#### SOURCE MATERIAL
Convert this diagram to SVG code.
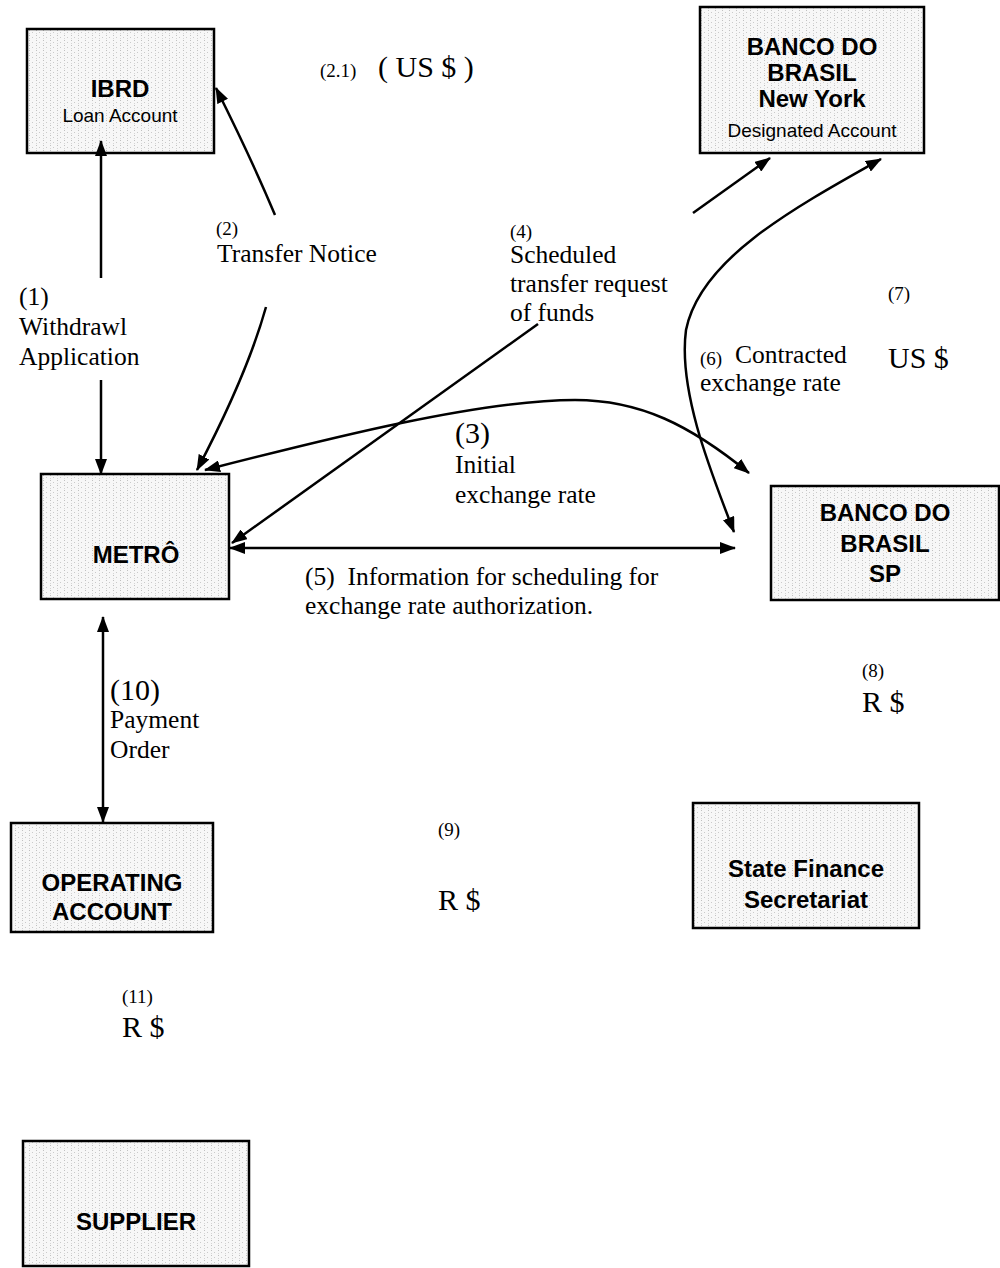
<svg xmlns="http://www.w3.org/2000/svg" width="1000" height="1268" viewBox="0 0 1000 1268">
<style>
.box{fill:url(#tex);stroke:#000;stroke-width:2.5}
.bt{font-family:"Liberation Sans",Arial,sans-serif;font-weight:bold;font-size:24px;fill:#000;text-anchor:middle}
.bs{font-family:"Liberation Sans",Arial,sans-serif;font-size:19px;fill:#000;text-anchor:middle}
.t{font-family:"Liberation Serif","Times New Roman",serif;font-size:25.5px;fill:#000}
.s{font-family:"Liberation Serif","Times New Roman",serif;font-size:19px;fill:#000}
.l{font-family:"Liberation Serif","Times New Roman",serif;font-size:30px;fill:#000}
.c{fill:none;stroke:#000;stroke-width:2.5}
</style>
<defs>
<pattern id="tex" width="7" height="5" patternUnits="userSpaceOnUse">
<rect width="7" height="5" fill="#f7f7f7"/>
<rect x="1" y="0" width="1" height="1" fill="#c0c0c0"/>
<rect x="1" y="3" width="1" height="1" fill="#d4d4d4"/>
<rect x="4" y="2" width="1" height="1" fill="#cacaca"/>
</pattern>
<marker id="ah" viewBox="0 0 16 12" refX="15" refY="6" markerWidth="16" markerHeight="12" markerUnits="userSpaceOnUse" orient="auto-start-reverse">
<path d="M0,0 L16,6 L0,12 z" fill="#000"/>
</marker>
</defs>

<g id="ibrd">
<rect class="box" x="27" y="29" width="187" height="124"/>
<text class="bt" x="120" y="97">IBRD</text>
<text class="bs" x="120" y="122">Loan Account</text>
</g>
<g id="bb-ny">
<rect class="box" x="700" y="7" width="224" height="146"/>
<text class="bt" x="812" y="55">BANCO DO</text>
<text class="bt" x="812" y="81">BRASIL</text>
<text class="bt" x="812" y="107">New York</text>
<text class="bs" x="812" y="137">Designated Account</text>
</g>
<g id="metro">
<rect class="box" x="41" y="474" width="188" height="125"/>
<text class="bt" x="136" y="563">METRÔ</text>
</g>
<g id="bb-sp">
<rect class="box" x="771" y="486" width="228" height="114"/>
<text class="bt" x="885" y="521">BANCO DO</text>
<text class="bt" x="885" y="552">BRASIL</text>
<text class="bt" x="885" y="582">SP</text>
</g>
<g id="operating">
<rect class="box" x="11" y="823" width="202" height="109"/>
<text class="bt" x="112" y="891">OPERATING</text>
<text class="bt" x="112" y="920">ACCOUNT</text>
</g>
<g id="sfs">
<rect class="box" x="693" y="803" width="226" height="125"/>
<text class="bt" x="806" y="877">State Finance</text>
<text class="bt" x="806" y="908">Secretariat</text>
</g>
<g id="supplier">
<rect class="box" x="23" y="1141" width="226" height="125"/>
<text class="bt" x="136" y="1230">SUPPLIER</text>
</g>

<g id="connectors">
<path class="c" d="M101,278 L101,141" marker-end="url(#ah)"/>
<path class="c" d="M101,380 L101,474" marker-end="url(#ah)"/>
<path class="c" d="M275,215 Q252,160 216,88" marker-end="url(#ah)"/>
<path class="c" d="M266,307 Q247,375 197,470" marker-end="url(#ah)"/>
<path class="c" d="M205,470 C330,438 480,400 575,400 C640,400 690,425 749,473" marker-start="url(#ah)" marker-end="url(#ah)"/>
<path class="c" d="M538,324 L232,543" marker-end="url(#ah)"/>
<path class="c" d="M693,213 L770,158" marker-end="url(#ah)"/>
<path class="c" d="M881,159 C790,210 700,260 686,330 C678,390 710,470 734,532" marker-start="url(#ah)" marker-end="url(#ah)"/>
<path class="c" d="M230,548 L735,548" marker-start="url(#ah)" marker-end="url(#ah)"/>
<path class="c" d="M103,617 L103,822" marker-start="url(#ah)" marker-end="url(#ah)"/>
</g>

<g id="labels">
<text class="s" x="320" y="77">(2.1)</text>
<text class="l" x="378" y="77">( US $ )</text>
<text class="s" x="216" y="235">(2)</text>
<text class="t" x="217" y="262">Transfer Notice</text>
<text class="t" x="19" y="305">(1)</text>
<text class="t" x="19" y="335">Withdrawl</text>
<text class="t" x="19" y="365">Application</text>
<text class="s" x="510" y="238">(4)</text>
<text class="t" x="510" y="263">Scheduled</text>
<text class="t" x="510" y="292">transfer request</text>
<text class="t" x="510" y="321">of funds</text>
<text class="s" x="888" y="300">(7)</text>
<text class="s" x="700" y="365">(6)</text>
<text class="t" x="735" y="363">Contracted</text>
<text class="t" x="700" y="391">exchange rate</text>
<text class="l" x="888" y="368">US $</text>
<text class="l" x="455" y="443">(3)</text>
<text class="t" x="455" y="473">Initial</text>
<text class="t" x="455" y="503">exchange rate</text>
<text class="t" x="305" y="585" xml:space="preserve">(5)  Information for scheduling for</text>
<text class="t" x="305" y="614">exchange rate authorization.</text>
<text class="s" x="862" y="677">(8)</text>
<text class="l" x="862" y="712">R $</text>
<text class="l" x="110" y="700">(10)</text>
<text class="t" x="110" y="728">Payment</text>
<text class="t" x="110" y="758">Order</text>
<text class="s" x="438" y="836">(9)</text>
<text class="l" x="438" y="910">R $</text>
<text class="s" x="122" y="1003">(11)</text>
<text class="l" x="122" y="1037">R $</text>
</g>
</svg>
########
Print each line of the material above exactly, with the pictures removed from your copy.

## COMPLETE ANSWER:
Convert this diagram to SVG code.
<svg xmlns="http://www.w3.org/2000/svg" width="1000" height="1268" viewBox="0 0 1000 1268">
<style>
.box{fill:url(#tex);stroke:#000;stroke-width:2.5}
.bt{font-family:"Liberation Sans",Arial,sans-serif;font-weight:bold;font-size:24px;fill:#000;text-anchor:middle}
.bs{font-family:"Liberation Sans",Arial,sans-serif;font-size:19px;fill:#000;text-anchor:middle}
.t{font-family:"Liberation Serif","Times New Roman",serif;font-size:25.5px;fill:#000}
.s{font-family:"Liberation Serif","Times New Roman",serif;font-size:19px;fill:#000}
.l{font-family:"Liberation Serif","Times New Roman",serif;font-size:30px;fill:#000}
.c{fill:none;stroke:#000;stroke-width:2.5}
</style>
<defs>
<pattern id="tex" width="7" height="5" patternUnits="userSpaceOnUse">
<rect width="7" height="5" fill="#f7f7f7"/>
<rect x="1" y="0" width="1" height="1" fill="#c0c0c0"/>
<rect x="1" y="3" width="1" height="1" fill="#d4d4d4"/>
<rect x="4" y="2" width="1" height="1" fill="#cacaca"/>
</pattern>
<marker id="ah" viewBox="0 0 16 12" refX="15" refY="6" markerWidth="16" markerHeight="12" markerUnits="userSpaceOnUse" orient="auto-start-reverse">
<path d="M0,0 L16,6 L0,12 z" fill="#000"/>
</marker>
</defs>

<g id="ibrd">
<rect class="box" x="27" y="29" width="187" height="124"/>
<text class="bt" x="120" y="97">IBRD</text>
<text class="bs" x="120" y="122">Loan Account</text>
</g>
<g id="bb-ny">
<rect class="box" x="700" y="7" width="224" height="146"/>
<text class="bt" x="812" y="55">BANCO DO</text>
<text class="bt" x="812" y="81">BRASIL</text>
<text class="bt" x="812" y="107">New York</text>
<text class="bs" x="812" y="137">Designated Account</text>
</g>
<g id="metro">
<rect class="box" x="41" y="474" width="188" height="125"/>
<text class="bt" x="136" y="563">METRÔ</text>
</g>
<g id="bb-sp">
<rect class="box" x="771" y="486" width="228" height="114"/>
<text class="bt" x="885" y="521">BANCO DO</text>
<text class="bt" x="885" y="552">BRASIL</text>
<text class="bt" x="885" y="582">SP</text>
</g>
<g id="operating">
<rect class="box" x="11" y="823" width="202" height="109"/>
<text class="bt" x="112" y="891">OPERATING</text>
<text class="bt" x="112" y="920">ACCOUNT</text>
</g>
<g id="sfs">
<rect class="box" x="693" y="803" width="226" height="125"/>
<text class="bt" x="806" y="877">State Finance</text>
<text class="bt" x="806" y="908">Secretariat</text>
</g>
<g id="supplier">
<rect class="box" x="23" y="1141" width="226" height="125"/>
<text class="bt" x="136" y="1230">SUPPLIER</text>
</g>

<g id="connectors">
<path class="c" d="M101,278 L101,141" marker-end="url(#ah)"/>
<path class="c" d="M101,380 L101,474" marker-end="url(#ah)"/>
<path class="c" d="M275,215 Q252,160 216,88" marker-end="url(#ah)"/>
<path class="c" d="M266,307 Q247,375 197,470" marker-end="url(#ah)"/>
<path class="c" d="M205,470 C330,438 480,400 575,400 C640,400 690,425 749,473" marker-start="url(#ah)" marker-end="url(#ah)"/>
<path class="c" d="M538,324 L232,543" marker-end="url(#ah)"/>
<path class="c" d="M693,213 L770,158" marker-end="url(#ah)"/>
<path class="c" d="M881,159 C790,210 700,260 686,330 C678,390 710,470 734,532" marker-start="url(#ah)" marker-end="url(#ah)"/>
<path class="c" d="M230,548 L735,548" marker-start="url(#ah)" marker-end="url(#ah)"/>
<path class="c" d="M103,617 L103,822" marker-start="url(#ah)" marker-end="url(#ah)"/>
</g>

<g id="labels">
<text class="s" x="320" y="77">(2.1)</text>
<text class="l" x="378" y="77">( US $ )</text>
<text class="s" x="216" y="235">(2)</text>
<text class="t" x="217" y="262">Transfer Notice</text>
<text class="t" x="19" y="305">(1)</text>
<text class="t" x="19" y="335">Withdrawl</text>
<text class="t" x="19" y="365">Application</text>
<text class="s" x="510" y="238">(4)</text>
<text class="t" x="510" y="263">Scheduled</text>
<text class="t" x="510" y="292">transfer request</text>
<text class="t" x="510" y="321">of funds</text>
<text class="s" x="888" y="300">(7)</text>
<text class="s" x="700" y="365">(6)</text>
<text class="t" x="735" y="363">Contracted</text>
<text class="t" x="700" y="391">exchange rate</text>
<text class="l" x="888" y="368">US $</text>
<text class="l" x="455" y="443">(3)</text>
<text class="t" x="455" y="473">Initial</text>
<text class="t" x="455" y="503">exchange rate</text>
<text class="t" x="305" y="585" xml:space="preserve">(5)  Information for scheduling for</text>
<text class="t" x="305" y="614">exchange rate authorization.</text>
<text class="s" x="862" y="677">(8)</text>
<text class="l" x="862" y="712">R $</text>
<text class="l" x="110" y="700">(10)</text>
<text class="t" x="110" y="728">Payment</text>
<text class="t" x="110" y="758">Order</text>
<text class="s" x="438" y="836">(9)</text>
<text class="l" x="438" y="910">R $</text>
<text class="s" x="122" y="1003">(11)</text>
<text class="l" x="122" y="1037">R $</text>
</g>
</svg>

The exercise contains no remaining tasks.